Organic electronics R and D requires a different set of lab skills from silicon or III­V work. Just to do the fundamental research takes expertise in organic chemical synthesis, novel manufacturing techniques, and device physics. Sometimes more than one company is needed to put all that together. In one collaboration, PARC does device physics, Motorola (13) does the manufacturing, and Dow Chemical (65) and the Xerox Research Centre of Canada handle the organic chemistry.

It's rare to find all the needed expertise in one company, but Bell Laboratories (Murray Hill, N.J.) is one of those rarities. It is regarded as the crown jewel of corporate parent Lucent Technologies (17). The lab is historically strong in both chemistry and device physics, and the ease with which cross-fertilization happens there allowed this research to take off.

In the early 1990s, when Bell Labs' organic electronics research was begun by organic chemist Howard E. Katz and electronics engineer Ananth Dodabalapur, the first was a hardcore chemist and the second a self-described "device guy." But both say they have since met in the middle. Dodabalapur, now a professor at the University of Texas at Austin, even supervises chemistry students there. "People at Bell Labs don't draw rigid lines between disciplines," he says. And the space between traditional disciplines has proven fertile ground in the last decade. He and John A. Rogers, who joined the research there in 1997, credit Bell Labs' open structure with the success of the project. The scientists themselves, rather than management, establish projects, and collaborations form spontaneously.

The lab has produced a number of breakthroughs in organic electronics. Among these are useful n-type organic semiconductors, complementary circuits, and plastic-backed active-matrix organic display backplanes (arrays of transistors that drive the pixels of displays). Several firms, including Plastic Logic Ltd. and Royal Philips Electronics (24), have identified plastic backplanes as a major market opportunity and made them a development target. Backplanes for current active-matrix displays use heavy, rigid glass substrates to support their amorphous-silicon thin-film transistors (TFTs). Plastic would be a better substrate, because it is light, bendable, and rugged. But standard amorphous-silicon processing requires temperatures that would melt most plastic.

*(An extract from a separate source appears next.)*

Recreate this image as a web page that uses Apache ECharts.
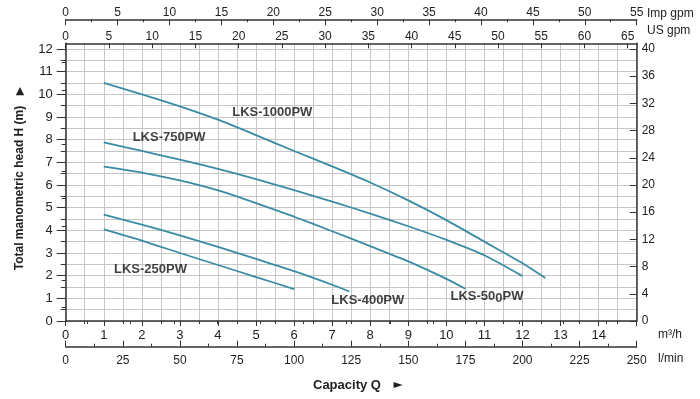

Conveniently, many organic semiconductors are quite like amorphous silicon with regard to the mobilities of their charge carriers. The speeds with which electrons and holes flit through the semiconductor are the main factor limiting how fast a TFT switches. More importantly, organic materials are flexible, the processes used to deposit them and build them into circuits don't need temperatures above about 100° C, and they lend themselves to large-area manufacturing techniques, some borrowed from the printing industry.